Grand Slam singles results
- Australian Open: 2R (1993)
- French Open: 2R (1990, 1993)
- Wimbledon: 1R (1990, 1992)
- US Open: 2R (1988)

Doubles
- Career record: 19–31
- Career titles: 0
- Highest ranking: No. 147 (April 27, 1992)

Grand Slam doubles results
- Australian Open: 1R (1993)
- French Open: 1R (1992)
- Wimbledon: 1R (1992)
- US Open: 1R (1992)

= Jennifer Santrock =

American tennis player

Jennifer Jordan Santrock (born February 26, 1969) is a former professional tennis player from the United States.

==Biography==
Santrock was born in West Virginia and grew up in Texas, attending Plano Senior High School. Playing college tennis at Southern Methodist University from 1986 to 1989, Santrock was named All-American on four occasions. She was runner-up to Stanford's Sandra Birch in the final of the 1989 NCAA singles championship.

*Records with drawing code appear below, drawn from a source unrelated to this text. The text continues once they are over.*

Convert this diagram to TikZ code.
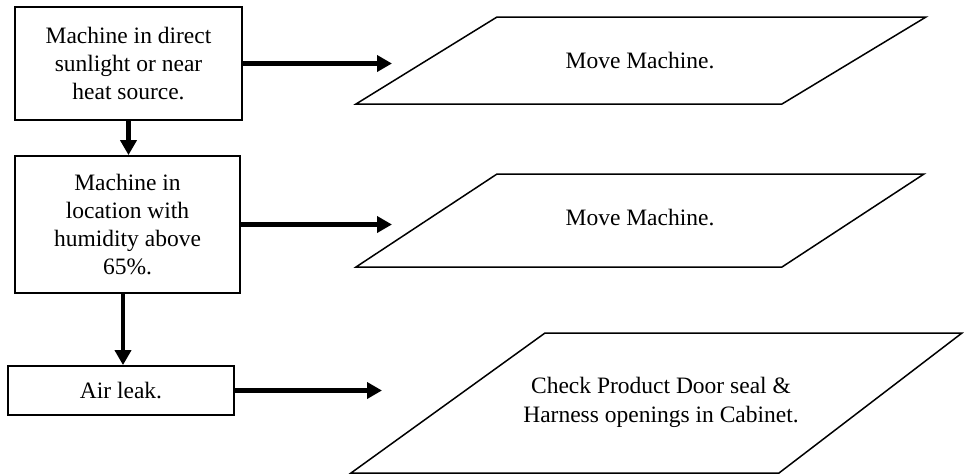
\documentclass[tikz,border=0pt]{standalone}
\usepackage{fontspec}
\setmainfont{Liberation Serif}
\usetikzlibrary{arrows.meta}
\begin{document}
\begin{tikzpicture}[x=1pt,y=-1pt,
  box/.style={draw,line width=1.8pt,align=center,inner sep=0pt,font=\fontsize{23.5}{28}\selectfont},
  flow/.style={line width=4.5pt,-{Triangle[length=15pt,width=16pt]}},
  para/.style={draw,line width=1.5pt,line join=miter},
  lbl/.style={align=center,inner sep=0pt,font=\fontsize{23.5}{29}\selectfont}]
\useasboundingbox (0,0) rectangle (964,474);
% process boxes
\node[box,minimum width=227pt,minimum height=113pt] (b1) at (128.5,63.5)
  {Machine in direct\\sunlight or near\\heat source.};
\node[box,minimum width=225pt,minimum height=137pt] (b2) at (127.5,224.5)
  {Machine in\\location with\\humidity above\\65\%.};
\node[box,minimum width=226pt,minimum height=49pt] (b3) at (121,390.5)
  {Air leak.};
% parallelograms
\draw[para] (356,104) -- (497,17) -- (926,17) -- (782,104) -- cycle;
\node[lbl] (p1) at (640,61) {Move Machine.};
\draw[para] (356,267) -- (497,174) -- (924,174) -- (782,267) -- cycle;
\node[lbl] (p2) at (640,218) {Move Machine.};
\draw[para] (351,473) -- (545,333) -- (962,333) -- (779,473) -- cycle;
\node[lbl] (p3) at (661,402) {Check Product Door seal \&\\Harness openings in Cabinet.};
% arrow ends
\coordinate (e1) at (392,63);
\coordinate (e2) at (392,222);
\coordinate (e3) at (382,390);
% connectors
\draw[flow] (b1.east) -- (b1.east -| e1);
\draw[flow] (b2.east) -- (b2.east -| e2);
\draw[flow] (b3.east) -- (b3.east -| e3);
\draw[flow] (b1.south) -- (b1.south |- b2.north);
\draw[flow] ([xshift=2pt]b3.north |- b2.south) -- ([xshift=2pt]b3.north);
\end{tikzpicture}
\end{document}
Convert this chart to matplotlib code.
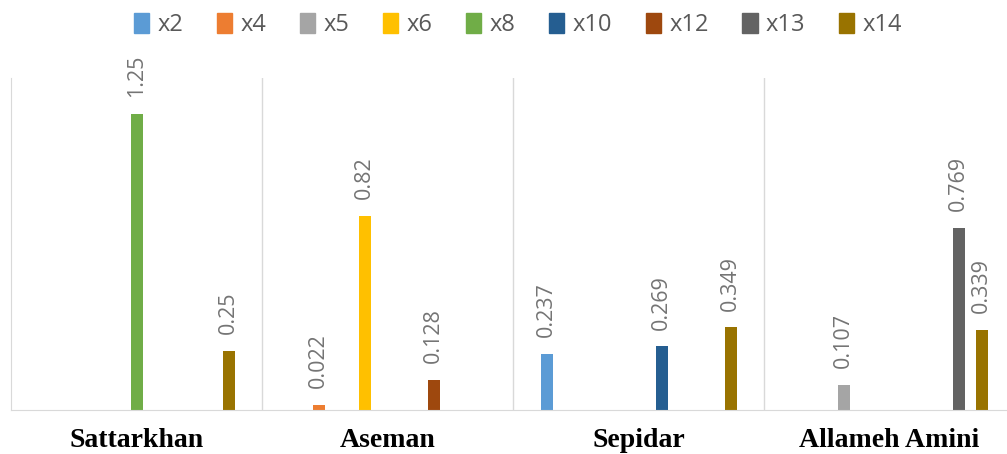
import numpy as np
import matplotlib.pyplot as plt
from matplotlib.patches import Patch

sites = ["Sattarkhan", "Aseman", "Sepidar", "Allameh Amini"]
series = ["x2", "x4", "x5", "x6", "x8", "x10", "x12", "x13", "x14"]
colors = ["#5B9BD5", "#ED7D31", "#A5A5A5", "#FFC000", "#70AD47",
          "#255E91", "#9E480E", "#636363", "#997300"]

# one row per series, one value per site (0 = no bar)
x2 = [0, 0, 0.237, 0]
x4 = [0, 0.022, 0, 0]
x5 = [0, 0, 0, 0.107]
x6 = [0, 0.82, 0, 0]
x8 = [1.25, 0, 0, 0]
x10 = [0, 0, 0.269, 0]
x12 = [0, 0.128, 0, 0]
x13 = [0, 0, 0, 0.769]
x14 = [0.25, 0, 0.349, 0.339]
values = [x2, x4, x5, x6, x8, x10, x12, x13, x14]
labels = {
    "x2": ["", "", "0.237", ""],
    "x4": ["", "0.022", "", ""],
    "x5": ["", "", "", "0.107"],
    "x6": ["", "0.82", "", ""],
    "x8": ["1.25", "", "", ""],
    "x10": ["", "", "0.269", ""],
    "x12": ["", "0.128", "", ""],
    "x13": ["", "", "", "0.769"],
    "x14": ["0.25", "", "0.349", "0.339"],
}

txt_gray = "#595959"
lbl_gray = "#747474"
line_gray = "#D9D9D9"

fig = plt.figure(figsize=(10.07, 4.54), dpi=100)
ax = fig.add_axes([11 / 1007, 44 / 454, 996 / 1007, 332 / 454])

x = np.arange(len(sites))
slot = 23 / 251
width = 12 / 251
for i, name in enumerate(series):
    pos = x + (i - 4) * slot
    bars = ax.bar(pos, values[i], width, color=colors[i])
    for b, v, lab in zip(bars, values[i], labels[name]):
        if v > 0:
            ax.annotate(lab, (b.get_x() + b.get_width() / 2, v),
                        xytext=(0, 12), textcoords="offset points",
                        rotation=90, ha="center", va="bottom",
                        fontsize=15.5, color=lbl_gray, family="Open Sans")

ax.set_xlim(-0.5, -0.5 + 996 / 251)
ax.set_ylim(0, 1.4)
for s in ["top", "right"]:
    ax.spines[s].set_visible(False)
ax.spines["left"].set_color(line_gray)
ax.spines["bottom"].set_color(line_gray)
for sep in [0.5, 1.5, 2.5]:
    ax.axvline(sep, color=line_gray, lw=1)
ax.set_yticks([])
ax.set_xticks(x)
ax.set_xticklabels(sites, fontsize=20, fontweight="bold",
                   family="Liberation Serif", color="black")
ax.tick_params(axis="x", length=0, pad=13)

handles = [Patch(color=c) for c in colors]
fig.legend(handles, series, loc="center", bbox_to_anchor=(518 / 1007, 1 - 25 / 454),
           ncol=9, frameon=False, labelcolor=txt_gray,
           handlelength=0.65, handleheight=0.9, handletextpad=0.35,
           columnspacing=1.42, prop={"family": "Open Sans", "size": 17})

fig.savefig("out.png", dpi=100)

From 1989 she competed as a professional on the WTA Tour and reached a best ranking of 103 in singles. At the 1990 Virginia Slims of Oklahoma, she was a quarterfinalist, beating world No. 29, Catarina Lindqvist along the way. Her Grand Slam tournament record includes main-draw appearances in all four tournaments, and three matches against Steffi Graf.

Santrock is now a real estate agent in San Antonio, Texas.